--- start Collected data ---

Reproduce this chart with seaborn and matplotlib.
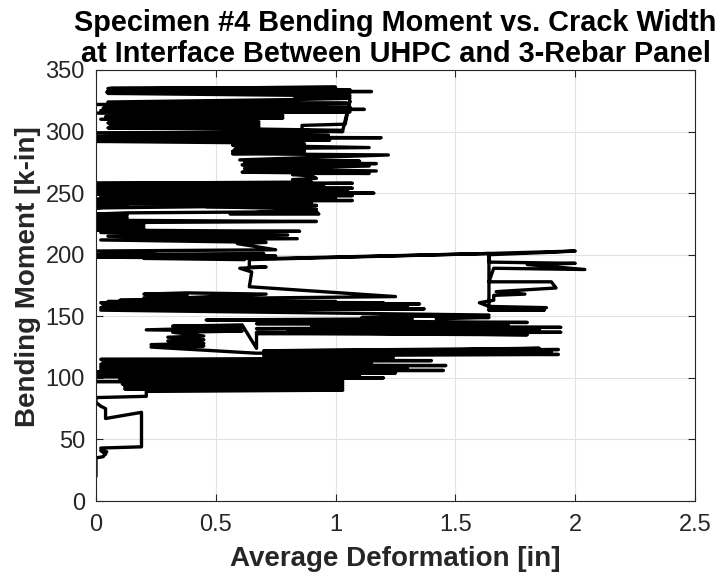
import matplotlib
matplotlib.use("Agg")
import matplotlib.pyplot as plt
import pandas as pd
import seaborn as sns

# ── DATA: average deformation [in] vs bending moment [k-in], in path order ──
# start-up + first dense band (0-117 k-in)
defo_low = [0.0, 0.0, 0.03, 0.045, 0.02, 0.04, 0.02, 0.19, 0.19, 0.04, 0.04, 0.02, 0.0, 0.0, 0.21, 0.21,
            1.03, 0.12, 1.03, 0.12, 1.03, 0.11, 1.03, 0.0, 1.03, 0.1,
            1.2, 0.0, 1.1, 0.01, 1.25, 0.0, 1.45, 0.02, 1.3, 0.02, 1.46, 0.02, 1.15, 0.03, 1.4, 0.02, 1.24]
mom_low = [20, 35, 36, 40, 41, 38, 43, 44, 72, 67, 75, 77, 80, 84, 85, 89,
           90, 91, 92, 93, 94, 95, 96, 97, 98, 99,
           100, 101, 102, 103, 104, 105, 106, 107, 108, 109, 110, 111, 112, 113, 114, 115, 116]

# 117-163 k-in
defo_mid = [1.24, 0.7, 1.93, 0.9, 1.9, 1.17, 1.93, 0.7, 1.85, 0.67,
            0.23, 0.45, 0.23, 0.45, 0.3, 0.45, 0.3, 0.45, 0.32, 0.61, 0.21, 0.61, 0.32, 0.61, 0.67, 0.67,
            1.8, 0.67, 1.94, 0.8, 1.85, 0.67, 1.94, 0.9, 1.72, 0.67, 1.8,
            0.46, 1.32, 1.11, 1.32, 1.42, 1.64, 1.42, 1.64,
            0.02, 1.37, 0.02, 1.3, 0.03, 1.35, 0.02, 1.2, 0.05, 1.0, 0.1]
mom_mid = [118, 118, 119, 120, 121, 122, 123, 122, 124, 120,
           125, 126, 127, 128, 130, 131, 133, 134, 137, 138, 139, 141, 142, 143, 124, 137,
           135, 136, 137, 138, 139, 140, 141, 142, 143, 144, 145,
           147, 148, 149, 150, 150, 149, 148, 151,
           155, 156, 157, 158, 159, 160, 161, 161, 162, 162, 163]

# V-shaped swing and climb at ~0.64 in
defo_v = [0.38, 0.2, 0.38, 0.2, 0.38, 0.71, 0.25, 1.25, 0.64, 0.65, 0.6, 0.71, 0.64, 0.64]
mom_v = [164, 165, 167, 168, 169, 168, 164, 166, 174, 186, 189, 190, 190, 196]

# excursion to ~2 in
defo_jump = [1.64, 2.0, 1.9, 1.64, 1.64, 2.0, 1.8, 2.04, 1.66, 1.64, 1.9, 1.92, 1.67, 1.79, 1.66, 1.66,
             1.6, 1.64, 1.88, 1.64, 1.87, 1.64, 1.64, 0.75]
mom_jump = [201, 203, 202, 200, 194, 193, 192, 188, 189, 178, 178, 173, 170, 168, 167, 163,
            161, 158, 157, 155, 155, 155, 201, 197]

# 196-336 k-in
defo_top = [0.0, 0.75, 0.0, 0.7, 0.2, 0.62, 0.0, 0.75,
            0.59, 0.71, 0.02, 0.84, 0.05, 0.8, 0.02, 0.85, 0.0,
            0.2, 0.0, 0.2, 0.0, 0.2, 0.0, 0.92, 0.0, 0.13, 0.0, 0.13, 0.0, 0.13,
            0.92, 0.93, 0.56, 0.92, 0.46, 0.92, 0.0, 0.13, 0.0, 0.9, 0.0,
            1.07, 0.0, 1.0, 0.02, 1.07, 0.0, 1.16, 0.0, 1.05, 0.01, 1.07, 0.0, 0.95, 0.02, 1.07, 0.0, 0.9,
            0.82, 0.92, 0.9, 0.82, 0.85,
            1.14, 0.61, 1.17, 0.62, 1.14, 0.61, 1.17, 0.62, 1.1, 0.6,
            1.22, 0.57, 0.87, 0.57, 0.87, 0.58, 1.14, 0.57, 0.87, 0.57,
            0.0, 0.975, 0.0, 1.19, 0.0, 0.97,
            0.0, 1.03, 0.86, 0.86, 1.04, 1.06, 1.03, 0.68, 0.05, 0.68, 0.06, 0.68, 0.05, 0.68,
            0.02, 0.78, 0.04, 0.78, 0.0,
            1.06, 0.02, 1.12, 0.03, 1.06, 0.0, 1.05, 0.05,
            0.83, 1.06, 0.83, 1.06, 0.05, 1.06, 0.045, 1.15, 0.05, 1.06, 0.06, 1.0, 0.05]
mom_top = [198, 199, 200, 201, 197, 196, 203, 204,
           209, 210, 212, 213, 215, 216, 218, 219, 220,
           221, 222, 223, 224, 225, 226, 227, 228, 230, 231, 232, 233, 234,
           235, 233, 233, 237, 239, 240, 238, 240, 241, 242, 243,
           244, 245, 246, 247, 248, 249, 250, 251, 252, 253, 254, 255, 256, 257, 258, 258, 259,
           261, 262, 264, 265, 266,
           266, 267, 268, 270, 272, 273, 274, 275, 276, 277,
           281, 282, 283, 284, 285, 286, 287, 289, 290, 291,
           292, 293, 294, 295, 296, 297,
           299, 300, 301, 305, 306, 325, 301, 302, 303, 304, 305, 306, 307, 308,
           310, 311, 312, 313, 315,
           316, 317, 318, 319, 320, 322, 323, 324,
           326, 327, 328, 329, 331, 331.5, 332, 332.5, 333, 334, 335, 336, 335]

xtick_vals = [0, 0.5, 1, 1.5, 2, 2.5]
xtick_labels = ['0', '0.5', '1', '1.5', '2', '2.5']
ytick_vals = [0, 50, 100, 150, 200, 250, 300, 350]

df = pd.DataFrame({
    'deformation': defo_low + defo_mid + defo_v + defo_jump + defo_top,
    'moment': mom_low + mom_mid + mom_v + mom_jump + mom_top,
})

# ── STYLE ──────────────────────────────────────────────────────────────
sns.set_theme(style='whitegrid')
plt.rcParams['font.family'] = ['Liberation Sans', 'DejaVu Sans']
axis_col = '#262626'

fig = plt.figure(figsize=(7.2, 5.77), dpi=100)
ax = fig.add_axes([0.1333, 0.1317, 0.8320, 0.7470])

sns.lineplot(data=df, x='deformation', y='moment', sort=False, estimator=None,
             color='black', linewidth=2.4, ax=ax)

ax.set_xlim(0, 2.5)
ax.set_ylim(0, 350)
ax.set_xticks(xtick_vals)
ax.set_xticklabels(xtick_labels)
ax.set_yticks(ytick_vals)

ax.grid(True, color='#e2e2e2', linewidth=0.8)
for side in ax.spines.values():
    side.set_color(axis_col)
    side.set_linewidth(0.8)
ax.tick_params(direction='in', length=5, width=0.8, color=axis_col,
               labelsize=17, labelcolor=axis_col, top=True, right=True,
               bottom=True, left=True, labeltop=False, labelright=False)
ax.tick_params(axis='x', pad=9)
ax.tick_params(axis='y', pad=8)

ax.set_xlabel('Average Deformation [in]', fontsize=20, fontweight='bold', color=axis_col)
ax.set_ylabel('Bending Moment [k-in]', fontsize=20, fontweight='bold', color=axis_col)
ax.xaxis.set_label_coords(0.5, -0.105)
ax.yaxis.set_label_coords(-0.092, 0.52)
ax.set_title('Specimen #4 Bending Moment vs. Crack Width\nat Interface Between UHPC and 3-Rebar Panel',
             fontsize=20.8, fontweight='bold', color='black', pad=6, linespacing=1.12)

fig.savefig('out.png', dpi=100)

--- end Collected data ---

Task prompt
Gather up every line in the data above that contains the word "matplotlib", copying each one.

Task answer
Reproduce this chart with seaborn and matplotlib.
import matplotlib
matplotlib.use("Agg")
import matplotlib.pyplot as plt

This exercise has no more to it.